Richards and Carter had been the cornerstones of a Flyers team that reached the 2008 Eastern Conference Final and 2010 Stanley Cup Final. But while Richards already had played one game as a visitor in Philadelphia, Monday marked Carter’s first time as a visiting player here. With nearly three years having passed, however, Carter said before the game that he was doing his best to treat it like just another road game.
However, it was obvious his emotions were running a bit higher Monday.
“He gets himself ready for each and every game,” Brown said. “Emotionally, it was probably a little different for him. But from a preparation standpoint, physically and mentally getting ready, he was no different than he normally is.”
After Carter’s goal broke the ice, the Flyers had chances to tie the game. Vincent Lecavalier had a prime opportunity in front on an open net from point-blank range 2:45 into the second, but his shot hit the right goal post, the crossbar and the left goal post. The horn sounded but play continued for several minutes. A replay review upheld the call on the ice of no goal.
Philadelphia also had back-to-back power plays midway through the period when Carter and Williams were whistled for infractions, including 30 seconds of 5-on-3 time, but they were unable to get a shot off with the two-man advantage. For the game the Flyers went 0-for-4 on the power play.
Moments after killing off the penalties Williams scored his 18th goal to give the Kings a 2-0 lead. Robyn Regehr fired a shot from the left point that Emery stopped, but the goalie left a big rebound in front. Williams got position inside Coburn in front of the Philadelphia net and poked it past Emery at 17:29.
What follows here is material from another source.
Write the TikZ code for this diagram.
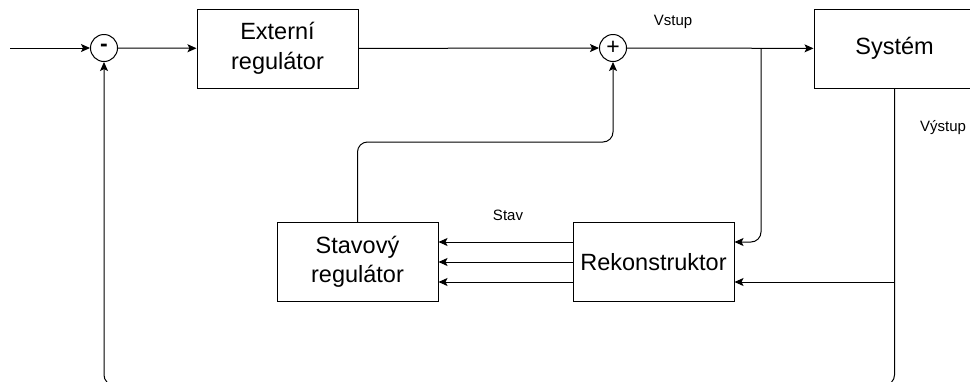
\documentclass[tikz,border=0pt]{standalone}
\usepackage{fontspec}
\setmainfont{Liberation Sans}
\usetikzlibrary{arrows.meta}

\tikzset{
 blok/.style={draw,line width=1pt,minimum width=161pt,minimum height=79pt,align=center,
  font=\fontsize{23.5}{29.5}\selectfont},
 soucet/.style={draw,circle,line width=1pt,minimum size=27pt,inner sep=0pt,
  font=\fontsize{23}{23}\selectfont},
 popis/.style={font=\fontsize{15}{18}\selectfont},
 sipka/.style={line width=1pt,-{Stealth[length=9pt,width=8pt,inset=2pt]}},
 cara/.style={line width=1pt,rounded corners=10pt}
}

\begin{document}
\begin{tikzpicture}[x=1pt,y=-1pt]
 \useasboundingbox (0,0) rectangle (970,381);
 % bloky
 \node[blok] (ext) at (277.5,48.5) {Externí\\regulátor};
 \node[blok] (sys) at (894.5,48.5) {Systém};
 \node[blok] (stav) at (357.5,262) {Stavový\\regulátor};
 \node[blok] (rek) at (653.5,262) {Rekonstruktor};
 \node[soucet] (minus) at (104,48) {\textbf{-}};
 \node[soucet] (plus) at (613,48) {+};
 \coordinate (vstup) at (10,48);
 % popisky
 \node[popis] (lvstup) at (673,22) {Vstup};
 \node[popis] (lstav) at (508,215) {Stav};
 \node[popis] (lvystup) at (943,128) {Výstup};
 % hlavni vetev
 \draw[sipka] (vstup) -- (minus);
 \draw[sipka] (minus) -- (ext);
 \draw[sipka] (ext) -- (plus);
 \draw[sipka] (plus) -- (sys);
 \coordinate (odb) at (761,48);
 \draw[sipka,cara] (odb) |- ([yshift=20pt]rek.east);
 % stav
 \foreach \d in {-20,0,20}
  \draw[sipka] ([yshift=\d pt]rek.west) -- ([yshift=\d pt]stav.east);
 \draw[sipka,cara] (stav.north) |- (485,142) -| (plus.south);
 % vystup
 \coordinate (odb2) at (894.5,282);
 \draw[sipka] (odb2) -- ([yshift=-20pt]rek.east);
 \draw[sipka,cara] (sys.south) -- (894.5,385) -| (minus.south);
\end{tikzpicture}
\end{document}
“I thought Justin Williams‘ goal in particular was key considering the non-goal call, that whole situation, and having to kill off a 5-on-3, 4-on-3,” Brown said. “Being able to come back and get a goal like that was ultimately the difference in the game.”
Philadelphia came out pushing in the third and was able to tie the game, but after the final horn sounded they were left lamenting a subpar first two periods.
“I don’t think we played a good game the first 40 minutes,” Voracek said. “… I think overall the last 20 minutes was good, but you can tell just 20 minutes against a team like L.A., it’s not good enough.”
The Kings hope their resiliency is something they can take with them during the next two games of their road trip, starting Tuesday at the Washington Capitals and concluding Thursday at the Pittsburgh Penguins. Adding to their positivity is a six-game road win streak.
“We’re a good team on the road,” Kings defenseman Drew Doughty said. “We’re not good enough at home. That’s what’s hurt us this year. When we’re on the road, we seem comfortable. That’s a good thing.”